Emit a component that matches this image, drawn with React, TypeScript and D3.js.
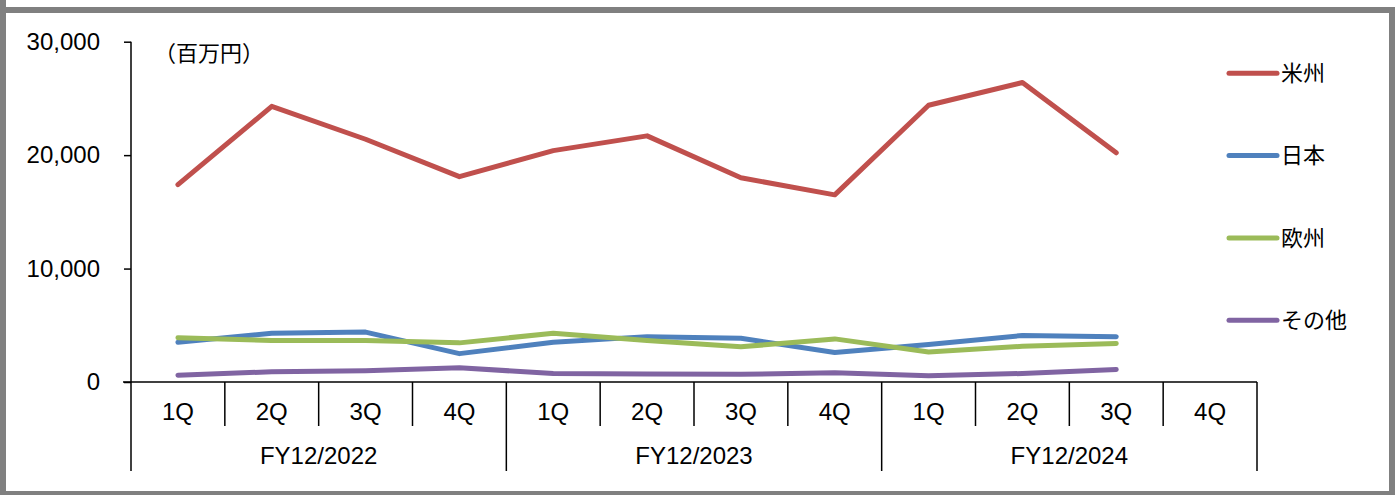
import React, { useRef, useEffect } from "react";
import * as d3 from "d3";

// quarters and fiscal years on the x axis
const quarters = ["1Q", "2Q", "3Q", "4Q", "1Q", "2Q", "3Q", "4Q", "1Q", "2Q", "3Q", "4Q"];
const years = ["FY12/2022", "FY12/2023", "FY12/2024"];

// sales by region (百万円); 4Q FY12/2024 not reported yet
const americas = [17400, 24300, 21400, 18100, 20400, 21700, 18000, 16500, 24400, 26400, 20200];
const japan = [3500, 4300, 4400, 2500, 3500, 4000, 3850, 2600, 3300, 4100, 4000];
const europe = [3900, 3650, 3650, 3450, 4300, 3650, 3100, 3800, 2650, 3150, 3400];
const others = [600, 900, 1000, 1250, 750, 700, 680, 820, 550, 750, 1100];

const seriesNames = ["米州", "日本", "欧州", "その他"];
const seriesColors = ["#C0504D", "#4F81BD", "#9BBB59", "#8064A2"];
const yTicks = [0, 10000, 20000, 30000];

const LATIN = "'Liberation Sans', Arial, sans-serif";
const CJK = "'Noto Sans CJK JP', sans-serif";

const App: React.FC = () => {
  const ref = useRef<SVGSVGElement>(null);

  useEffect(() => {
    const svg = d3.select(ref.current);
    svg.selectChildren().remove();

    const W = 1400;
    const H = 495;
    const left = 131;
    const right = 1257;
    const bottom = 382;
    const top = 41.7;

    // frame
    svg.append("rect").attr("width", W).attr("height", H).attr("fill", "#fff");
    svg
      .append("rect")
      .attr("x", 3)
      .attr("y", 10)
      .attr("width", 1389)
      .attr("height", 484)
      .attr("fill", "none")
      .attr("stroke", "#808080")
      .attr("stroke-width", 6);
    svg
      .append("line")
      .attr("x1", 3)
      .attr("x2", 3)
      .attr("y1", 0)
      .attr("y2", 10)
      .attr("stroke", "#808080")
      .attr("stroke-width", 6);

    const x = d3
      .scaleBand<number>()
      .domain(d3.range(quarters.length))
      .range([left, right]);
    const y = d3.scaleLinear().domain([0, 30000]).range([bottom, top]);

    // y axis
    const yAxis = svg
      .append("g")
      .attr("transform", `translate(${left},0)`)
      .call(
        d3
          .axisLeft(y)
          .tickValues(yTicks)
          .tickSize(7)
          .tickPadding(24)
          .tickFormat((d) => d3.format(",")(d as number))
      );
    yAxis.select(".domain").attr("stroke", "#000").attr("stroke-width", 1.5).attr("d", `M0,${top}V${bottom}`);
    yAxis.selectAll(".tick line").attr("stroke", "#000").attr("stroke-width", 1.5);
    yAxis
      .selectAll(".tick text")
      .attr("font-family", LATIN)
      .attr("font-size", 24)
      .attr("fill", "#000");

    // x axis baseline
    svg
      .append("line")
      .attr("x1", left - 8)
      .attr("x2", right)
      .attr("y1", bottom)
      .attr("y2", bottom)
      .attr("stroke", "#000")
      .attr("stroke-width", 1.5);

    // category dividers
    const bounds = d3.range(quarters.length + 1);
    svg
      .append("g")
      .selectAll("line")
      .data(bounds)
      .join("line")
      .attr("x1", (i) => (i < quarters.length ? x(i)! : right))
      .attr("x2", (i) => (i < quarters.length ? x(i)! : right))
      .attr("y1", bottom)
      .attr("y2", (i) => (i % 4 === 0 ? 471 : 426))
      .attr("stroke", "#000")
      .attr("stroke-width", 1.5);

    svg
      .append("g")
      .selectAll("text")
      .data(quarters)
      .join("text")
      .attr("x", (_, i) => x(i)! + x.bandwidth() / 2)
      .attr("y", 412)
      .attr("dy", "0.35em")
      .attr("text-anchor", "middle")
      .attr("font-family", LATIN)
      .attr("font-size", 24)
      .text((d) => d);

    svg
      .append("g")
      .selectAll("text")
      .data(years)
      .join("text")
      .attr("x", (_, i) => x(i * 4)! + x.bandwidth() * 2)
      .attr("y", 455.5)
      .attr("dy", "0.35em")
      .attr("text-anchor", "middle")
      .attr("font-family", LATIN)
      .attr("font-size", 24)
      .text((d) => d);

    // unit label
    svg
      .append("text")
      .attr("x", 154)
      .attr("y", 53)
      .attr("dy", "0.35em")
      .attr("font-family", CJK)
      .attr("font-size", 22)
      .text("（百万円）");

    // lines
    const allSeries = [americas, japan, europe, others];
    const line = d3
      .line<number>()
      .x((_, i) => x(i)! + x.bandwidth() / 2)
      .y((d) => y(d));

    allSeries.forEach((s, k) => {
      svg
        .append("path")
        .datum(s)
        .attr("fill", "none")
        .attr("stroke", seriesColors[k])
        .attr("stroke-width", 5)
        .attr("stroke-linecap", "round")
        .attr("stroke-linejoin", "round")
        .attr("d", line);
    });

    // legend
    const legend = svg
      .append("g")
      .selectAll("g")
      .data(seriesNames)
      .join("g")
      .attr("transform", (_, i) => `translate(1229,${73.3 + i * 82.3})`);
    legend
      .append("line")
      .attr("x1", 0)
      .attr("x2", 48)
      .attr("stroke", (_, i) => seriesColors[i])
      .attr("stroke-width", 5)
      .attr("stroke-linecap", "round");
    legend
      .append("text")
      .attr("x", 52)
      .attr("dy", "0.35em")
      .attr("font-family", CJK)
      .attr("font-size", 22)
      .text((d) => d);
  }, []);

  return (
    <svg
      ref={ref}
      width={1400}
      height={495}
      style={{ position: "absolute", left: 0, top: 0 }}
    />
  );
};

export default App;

************

▶ EXERCISE PROMPT:
Each line of the data should be quoted exactly, with pictures left out.

▶ ANSWER TO THIS TASK:
Emit a component that matches this image, drawn with React, TypeScript and D3.js.
import React, { useRef, useEffect } from "react";
import * as d3 from "d3";

// quarters and fiscal years on the x axis
const quarters = ["1Q", "2Q", "3Q", "4Q", "1Q", "2Q", "3Q", "4Q", "1Q", "2Q", "3Q", "4Q"];
const years = ["FY12/2022", "FY12/2023", "FY12/2024"];

// sales by region (百万円); 4Q FY12/2024 not reported yet
const americas = [17400, 24300, 21400, 18100, 20400, 21700, 18000, 16500, 24400, 26400, 20200];
const japan = [3500, 4300, 4400, 2500, 3500, 4000, 3850, 2600, 3300, 4100, 4000];
const europe = [3900, 3650, 3650, 3450, 4300, 3650, 3100, 3800, 2650, 3150, 3400];
const others = [600, 900, 1000, 1250, 750, 700, 680, 820, 550, 750, 1100];

const seriesNames = ["米州", "日本", "欧州", "その他"];
const seriesColors = ["#C0504D", "#4F81BD", "#9BBB59", "#8064A2"];
const yTicks = [0, 10000, 20000, 30000];

const LATIN = "'Liberation Sans', Arial, sans-serif";
const CJK = "'Noto Sans CJK JP', sans-serif";

const App: React.FC = () => {
  const ref = useRef<SVGSVGElement>(null);

  useEffect(() => {
    const svg = d3.select(ref.current);
    svg.selectChildren().remove();

    const W = 1400;
    const H = 495;
    const left = 131;
    const right = 1257;
    const bottom = 382;
    const top = 41.7;

    // frame
    svg.append("rect").attr("width", W).attr("height", H).attr("fill", "#fff");
    svg
      .append("rect")
      .attr("x", 3)
      .attr("y", 10)
      .attr("width", 1389)
      .attr("height", 484)
      .attr("fill", "none")
      .attr("stroke", "#808080")
      .attr("stroke-width", 6);
    svg
      .append("line")
      .attr("x1", 3)
      .attr("x2", 3)
      .attr("y1", 0)
      .attr("y2", 10)
      .attr("stroke", "#808080")
      .attr("stroke-width", 6);

    const x = d3
      .scaleBand<number>()
      .domain(d3.range(quarters.length))
      .range([left, right]);
    const y = d3.scaleLinear().domain([0, 30000]).range([bottom, top]);

    // y axis
    const yAxis = svg
      .append("g")
      .attr("transform", `translate(${left},0)`)
      .call(
        d3
          .axisLeft(y)
          .tickValues(yTicks)
          .tickSize(7)
          .tickPadding(24)
          .tickFormat((d) => d3.format(",")(d as number))
      );
    yAxis.select(".domain").attr("stroke", "#000").attr("stroke-width", 1.5).attr("d", `M0,${top}V${bottom}`);
    yAxis.selectAll(".tick line").attr("stroke", "#000").attr("stroke-width", 1.5);
    yAxis
      .selectAll(".tick text")
      .attr("font-family", LATIN)
      .attr("font-size", 24)
      .attr("fill", "#000");

    // x axis baseline
    svg
      .append("line")
      .attr("x1", left - 8)
      .attr("x2", right)
      .attr("y1", bottom)
      .attr("y2", bottom)
      .attr("stroke", "#000")
      .attr("stroke-width", 1.5);

    // category dividers
    const bounds = d3.range(quarters.length + 1);
    svg
      .append("g")
      .selectAll("line")
      .data(bounds)
      .join("line")
      .attr("x1", (i) => (i < quarters.length ? x(i)! : right))
      .attr("x2", (i) => (i < quarters.length ? x(i)! : right))
      .attr("y1", bottom)
      .attr("y2", (i) => (i % 4 === 0 ? 471 : 426))
      .attr("stroke", "#000")
      .attr("stroke-width", 1.5);

    svg
      .append("g")
      .selectAll("text")
      .data(quarters)
      .join("text")
      .attr("x", (_, i) => x(i)! + x.bandwidth() / 2)
      .attr("y", 412)
      .attr("dy", "0.35em")
      .attr("text-anchor", "middle")
      .attr("font-family", LATIN)
      .attr("font-size", 24)
      .text((d) => d);

    svg
      .append("g")
      .selectAll("text")
      .data(years)
      .join("text")
      .attr("x", (_, i) => x(i * 4)! + x.bandwidth() * 2)
      .attr("y", 455.5)
      .attr("dy", "0.35em")
      .attr("text-anchor", "middle")
      .attr("font-family", LATIN)
      .attr("font-size", 24)
      .text((d) => d);

    // unit label
    svg
      .append("text")
      .attr("x", 154)
      .attr("y", 53)
      .attr("dy", "0.35em")
      .attr("font-family", CJK)
      .attr("font-size", 22)
      .text("（百万円）");

    // lines
    const allSeries = [americas, japan, europe, others];
    const line = d3
      .line<number>()
      .x((_, i) => x(i)! + x.bandwidth() / 2)
      .y((d) => y(d));

    allSeries.forEach((s, k) => {
      svg
        .append("path")
        .datum(s)
        .attr("fill", "none")
        .attr("stroke", seriesColors[k])
        .attr("stroke-width", 5)
        .attr("stroke-linecap", "round")
        .attr("stroke-linejoin", "round")
        .attr("d", line);
    });

    // legend
    const legend = svg
      .append("g")
      .selectAll("g")
      .data(seriesNames)
      .join("g")
      .attr("transform", (_, i) => `translate(1229,${73.3 + i * 82.3})`);
    legend
      .append("line")
      .attr("x1", 0)
      .attr("x2", 48)
      .attr("stroke", (_, i) => seriesColors[i])
      .attr("stroke-width", 5)
      .attr("stroke-linecap", "round");
    legend
      .append("text")
      .attr("x", 52)
      .attr("dy", "0.35em")
      .attr("font-family", CJK)
      .attr("font-size", 22)
      .text((d) => d);
  }, []);

  return (
    <svg
      ref={ref}
      width={1400}
      height={495}
      style={{ position: "absolute", left: 0, top: 0 }}
    />
  );
};

export default App;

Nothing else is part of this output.